EL SÍNDROME DEL IMPOSTOR
Te acaban de ascender después de muchos años de luchar duro. Por fin dices adiós a esa sala multitudinaria y ruidosa y disfrutas del silencio de tu nuevo despacho. Con la subida de salario prometida por fin podrás comprar esa casa con un dormitorio extra que tanto necesitas. Sin embargo, en ese estado de ensoñación y felicidad empieza a colarse una nube cargada de malos presagios, una idea que se desliza hacia el interior de tu cerebro sigilosamente, a escondidas. Por fin, verbalizas tu pensamiento y te preguntas: “¿Cuándo se darán cuenta de que no tengo ni idea de cómo desempeñar mi nuevo puesto? ¿Qué voy a responder cuando mi equipo me haga la primera pregunta y descubran que no tengo ni idea?”.
Si alguna vez has pasado por esta situación, la conocerás perfectamente. Si no has pasado, es probable que algún día pases, ya que le ocurre al 70% de las personas.

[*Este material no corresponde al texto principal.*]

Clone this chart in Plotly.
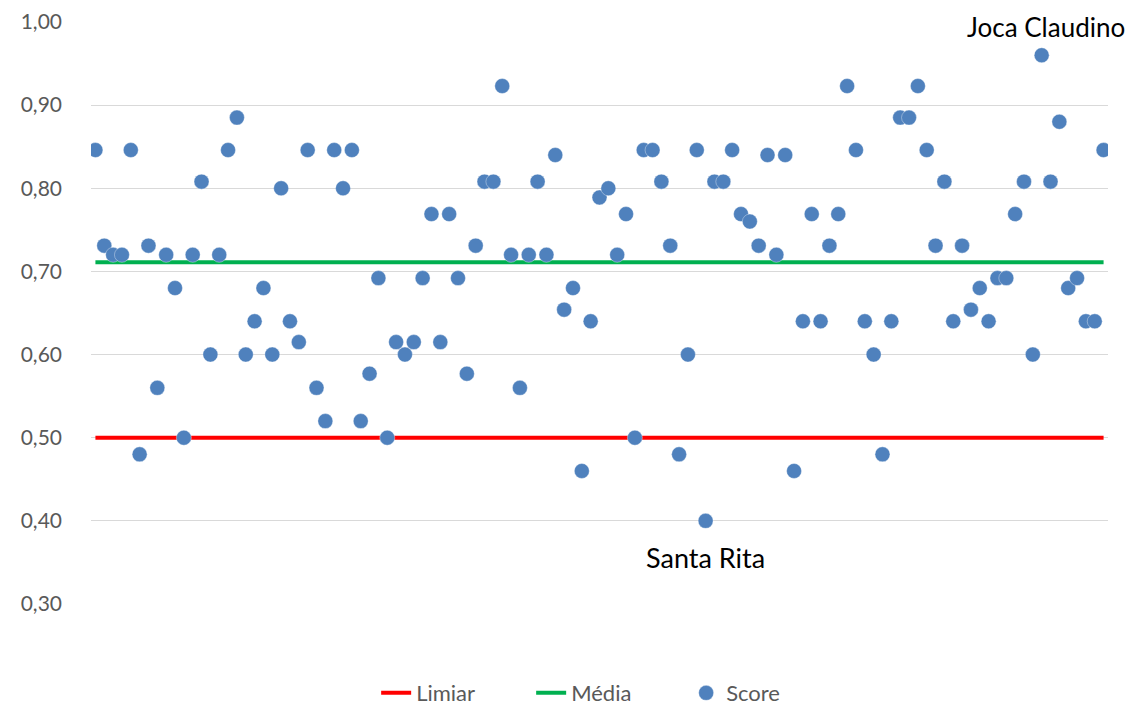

La buena noticia es que no tienes que preocuparte. No eres un fraude. Simplemente estás sufriendo un ataque (esperemos que pasajero) del síndrome del impostor. Se trata de un fenómeno psicológico por el que las personas pensamos que no estamos a la altura, a pesar de nuestros logros académicos o profesionales, que atribuimos a la suerte. Puede alcanzar niveles patológicos, cronificándose en el tiempo y dificultando a quien lo sufre asumir riesgos, aunque sean los derivados de participar en cualquier actividad que puedan dejar al descubierto sus supuestas limitaciones.
Puede deberse al carácter inseguro de la persona; a una baja autoestima; a fracasos del pasado; a la convicción de haber estado por debajo de las expectativas de los padres o familiares; a creer no estar a la altura; o, simplemente, a la necesidad de asumir nuevos retos profesionales o académicos.
Se supera a través de dos enfoques: en interno y el externo.
Internamente a través del conocimiento de uno mismo, de nuestras limitaciones, pero también de nuestras fortalezas y nuestros logros. A admitir que no podemos lograr la perfección en nuestro quehacer y, por tanto, renunciar a la misma y buscar, simplemente, el trabajo bien hecho.
Externamente podemos combatirlo de forma activa, reduciendo nuestras debilidades a través de la formación en habilidades.
La némesis del síndrome del impostor es otro síndrome: el de Dunning-Kruger. En este caso la distorsión de la realidad es en sentido contrario: las personas creen tener mayores capacidades de las que realmente tienen. Generalmente se asocia a personas con bajos conocimientos en la materia y supone un doble riesgo: no sólo son incompetentes en el asunto, sino que, lo que es peor, no lo reconocen.
Tiene mucho que ver con ese dicho de que no hay nadie más peligroso que un ignorante con decisión.
En el gráfico podemos ver en el área roja cómo las personas de bajas competencias tienden a sobreestimar las mismas, mientras que los de altas competencias las infraestiman.
Todos tenemos un amigo que, tras un examen, siempre decía “lo he clavado”. Hasta que llegaban las notas y veíamos que había clavado… un magnífico suspenso.
Por el contrario, lo que realmente irritaba era escuchar al “empollón” de la clase decir que el examen le había salido fatal. Cuando veíamos las notas, nos había humillado con dos o tres puntos más que nosotros.
Según los autores del estudio que dio nombre al síndrome:
“La ignorancia genera confianza más frecuentemente que el conocimiento”
La frase debería estar grabada en la entrada a todas las universidades. No como en aquella aula de un escuela de ingenieros de caminos, donde rezaba: “Quien entre aquí que pierda toda esperanza”, citando a Dante.
El efecto Dunning-Kruger puede llevar a actuaciones atrevidas y peligrosas en profesionales que sobreestiman su pericia, mientras que, por el contrario, puede limitar la ambición de personas especialmente dotadas.
Un corolario interesante del efecto es la denominada ley de la controversia de Benford, de rabiosa aplicación en la redes sociales, que dice que:
“La pasión asociada a una discusión es inversamente proporcional a la cantidad de información real disponible”.
En España decimos no entender cómo no ganamos todos los campeonatos mundiales de fútbol, cuando disponemos de cerca de 20 millones de entrenadores (toda la población masculina), que hace sesudos y ardientes análisis estratégicos de nuestros partidos.
Pues eso, más información y menos pasión en lo que desconocemos.